22 de jun. de 2012

São Tomás More


De uma carta de São Tomás More, escrita no cárcere a sua filha Margarida

(The English Works of Sir Thomas More, London, 1557, p.1454)
(Sec. XVI)

Ponho-me inteiramente nas mãos de Deus com toda a esperança e confiança.
Embora eu tenha plena consciência, minha Margarida, de que os pecados da minha vida passada mereceram justamente que Deus me abandone, nunca deixarei de confiar na sua imensa bondade e de esperar com toda a minha alma. Até agora a sua santíssima graça deu-me forças para tudo desprezar do íntimo do coração – riquezas, rendimentos e a própria vida – antes que prestar juramento contra a voz da minha consciência. Foi Deus que, benignamente, levou o rei a privar-me até ao presente, só da liberdade. Com isto, em vez de me fazer mal, sua Majestade concedeu-me para proveito espiritual da minha alma, assim o espero, um benefício maior do que com todas aquelas honras e bens que antes me dispensava. E espero confiadamente que a mesma graça divina há-de continuar a favorecer-me, ou acalmando o ânimo do rei para que não me imponha tormento mais grave, ou dando-me a força necessária para suportar tudo, seja o que for, com paciência, fortaleza e boa vontade.
O meu sofrimento, unido aos méritos da dolorosíssima paixão do Senhor – infinitamente acima de tudo quanto eu venha a padecer – aliviará as penas que mereço no Purgatório e, graças à bondade divina, acrescentará também um pouco a minha recompensa no Céu.
Não quero desconfiar, minha Margarida, da bondade de Deus, por mais débil e fraco que eu me sinta. Mais ainda: se, no meio do terror e da consternação, eu me visse em perigo de ceder, lembrar-me-ia então de São Pedro, que, à primeira rajada de vento, começou a afundar-se, por causa da sua pouca fé, e procuraria fazer o que ele fez: gritar a Cristo: Salvai-me, Senhor.

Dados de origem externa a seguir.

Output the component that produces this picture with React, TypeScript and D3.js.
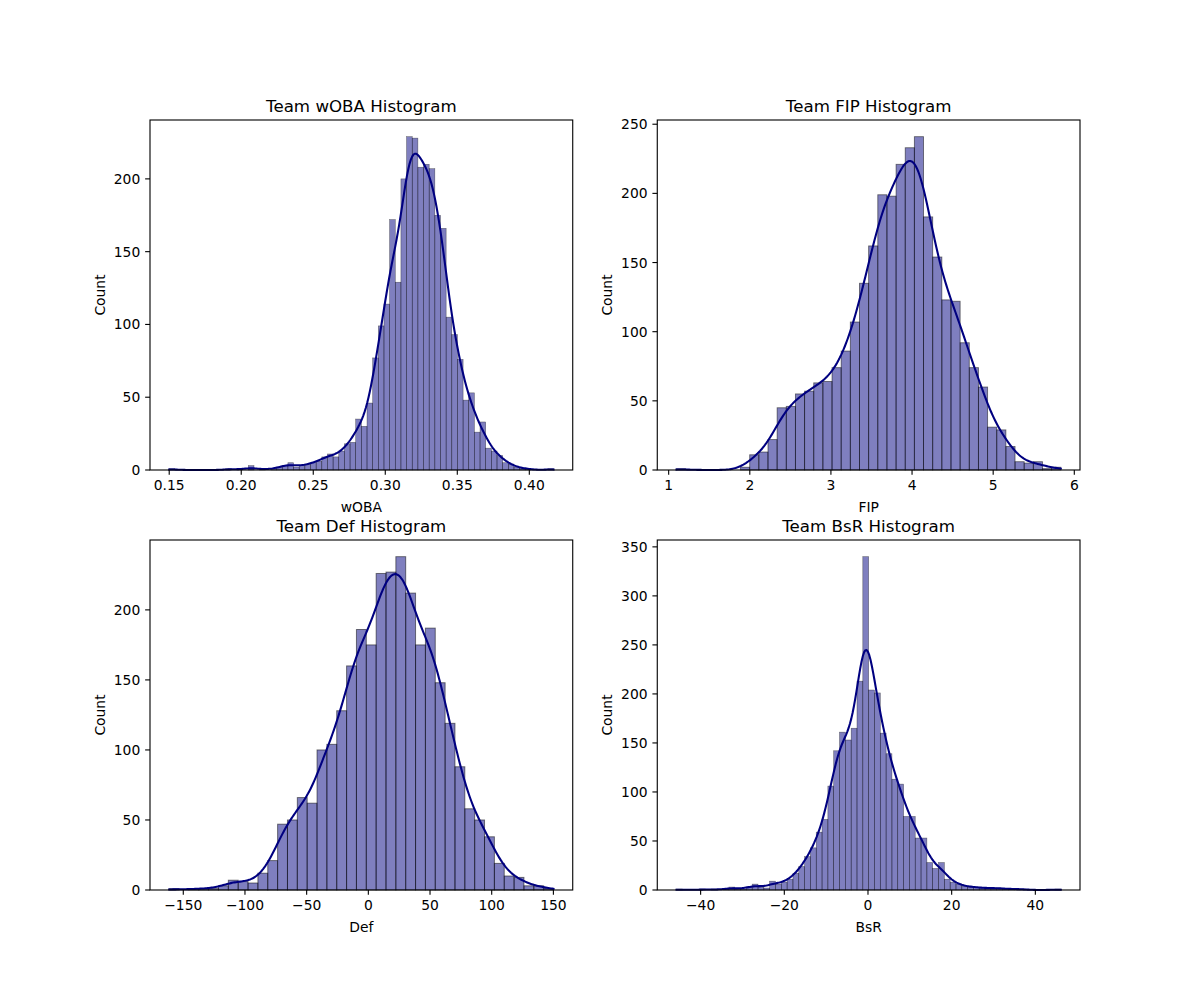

Espero que Ele estenderá a sua mão para me segurar e não me deixará afogar.
Mas se Deus permitisse que a minha semelhança com Pedro fosse mais longe, a ponto de eu me precipitar e cair totalmente, jurando e abjurando (que Deus, por sua misericórdia, afaste para bem longe de mim tal calamidade e que dessa queda me venha antes castigo do que benefício), ainda em tal caso, espero que o Senhor me dirigiria, tal como a Pedro, um olhar cheio de misericórdia e me levantaria de novo para eu voltar a defender a verdade, para descarregar a consciência e suportar corajosamente o castigo e a vergonha da minha anterior negação.
Finalmente, minha Margarida, estou inteiramente convencido de que, sem culpa minha, Deus não me abandonará. Por isso com toda a esperança e confiança me entregarei totalmente nas mãos de Deus. Se, por causa dos meus pecados, Deus permitisse a minha queda, ao menos brilharia em mim a sua justiça. Espero, porém, e espero com inteira certeza, que a sua clementíssima bondade guardará fielmente a minha alma e fará que em mim brilhe mais a sua misericórdia do que a sua justiça.
Está, pois, tranquila, minha filha, e não te preocupes comigo, seja o que for que me aconteça neste mundo. Nada pode acontecer-me que Deus não queira. E tudo o que Ele quer, por muito mau que nos pareça é, em verdade, muito bom.